Rotterdam in the seventies

In November 1968 I started to direct the Rotterdam Arts Foundation. I would stay for 10 years. My mandate was broad: to improve arts and culture in Rotterdam. What methods would help vitalise a wounded, diminished, amputated city of culture? The city of Erasmus had lost much of what it had considered natural before the war. The city centre had been destroyed, but could be rebuilt. That was the easy part. But publishing houses had left the city, film too had left the city of Joris Ivens. How to revitalize a carcass.

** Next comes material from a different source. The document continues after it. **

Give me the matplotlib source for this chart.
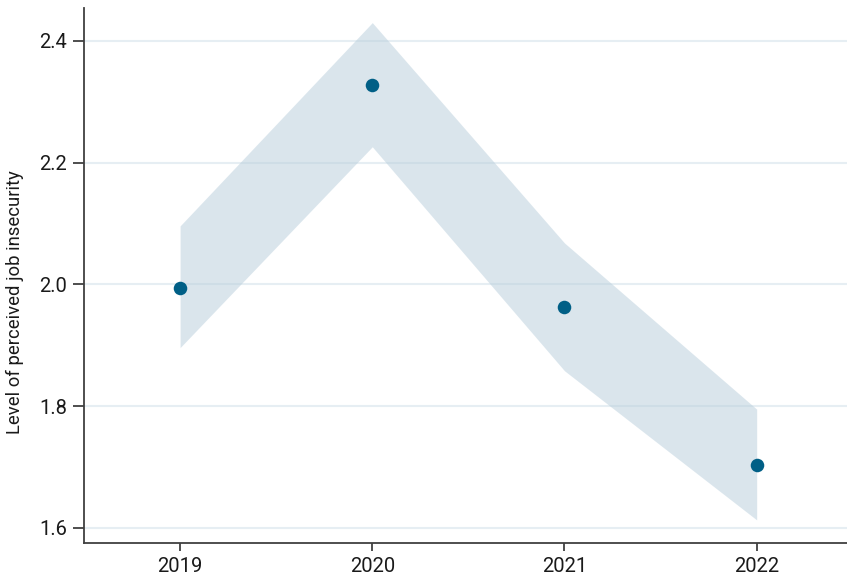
import matplotlib
matplotlib.use("Agg")
import matplotlib.pyplot as plt

years = [2019, 2020, 2021, 2022]
mean_insecurity = [1.994, 2.328, 1.963, 1.703]
ci_low = [1.896, 2.226, 1.858, 1.613]
ci_high = [2.096, 2.430, 2.068, 1.795]

plt.rcParams["font.family"] = ["Roboto", "DejaVu Sans"]

fig = plt.figure(figsize=(8.47, 5.77), dpi=100)
ax = fig.add_axes([84 / 847, 34 / 577, 1 - 84 / 847, (543 - 8) / 577])

# band is semi-transparent so the gridlines show through a little
ax.fill_between(years, ci_low, ci_high, color="#b7cddb", alpha=0.5, lw=0, zorder=2)
ax.scatter(years, mean_insecurity, s=95, color="#005f86", zorder=3, lw=0)

ax.set_xlim(2018.5, 2022.47)
ax.set_ylim(1.575, 2.454)
ax.set_xticks(years)
ax.set_yticks([1.6, 1.8, 2.0, 2.2, 2.4])
ax.set_yticklabels(["1.6", "1.8", "2.0", "2.2", "2.4"])
ax.grid(axis="y", color="#e6eef3", lw=1.5, zorder=1)
ax.set_axisbelow(True)

for s in ("top", "right"):
    ax.spines[s].set_visible(False)
for s in ("left", "bottom"):
    ax.spines[s].set_color("#404040")
    ax.spines[s].set_linewidth(1.3)

ax.tick_params(axis="y", length=8, width=1.3, color="#404040", labelsize=14.5,
               pad=4, labelcolor="#1a1a1a")
ax.tick_params(axis="x", length=6, width=1.3, color="#404040", labelsize=14.5,
               pad=4, labelcolor="#1a1a1a")
ax.set_ylabel("Level of perceived job insecurity", fontsize=13.3, color="#1a1a1a")
ax.yaxis.set_label_coords(-0.079, 0.45)

fig.savefig("out.png", dpi=100)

Today the answer would probably be: money. It is the basic American answer. It was not and will not be mine. Money does not resurrect culture. Well managed money may help. But what is well managed? Not if the cult is of management itself. Money and management are only tools.

So what is left is people. To revitalise culture one needs people. Culture comes from the hearts and minds of people, and they can only vitalize culture by, as it were, fertilizing other people and so create new life. These people are rare but present. Yet seldom seen. They are invisible because they are not common. Without them culture will not emerge. They are not rich, not powerful. With a handy but laughable term one can call them pioneers. In retrospect.

As pioneers in culture are not powerful, rich, or even visible, it takes time for them to bear fruit. By way of interpersonal contacts they will start to achieve recognition and sometimes success. This is a slow process. Cultural historians tend to think in terms of half or whole centuries before they emerge. Think of Spinoza. During his life he had only a handful of friends. It took his ideas more than a century to be understood and centuries to be accepted. Yet both contemporary humanism and democratic culture are inspired by him. Spinoza grinded lenses for a living.

So when looking for pioneers in cities that had their cultural heart torn out like Rotterdam (and Berlin) one should not spend too much time on the visible and the successful. It is better to treasure hunt in hidden places. For people “with eyes or ears or a nose”, as Willem Sandberg told me. In a few years I found a group of pioneers to tackle the job with me.

They would come from diverse places, like Assen or Utrecht or Arnhem or Rotterdam. One will find for instance a disgraced journalist (Han Huyts) running an intelligent gallery for local painters, a translator (Martin Mooy) arranging readings of German poets in a houseboat, a Jewish survivor (Walter Maas) promoting modern composers, a young lawyer (Gosse Oosterhof) giving up his career because of an intuition for uncommon art, a former dancer from New York (Lucas Hoving) teaching at a conservatory, a neighbourhood worker (Hubert Bals) with dreams of a film festival, an architect (Carel Weber) critical of present architecture, a gallery owner (Felix Valk) bored with selling art, a pop enthusiast (Rommert Boonstra) testing the patience of his provincial board. And also some artists that wanted to explore. Among them may be hidden a grinder of lenses.

One should not look for an institution, or a recognised avant-garde, but just for naive pioneers – that is, for people.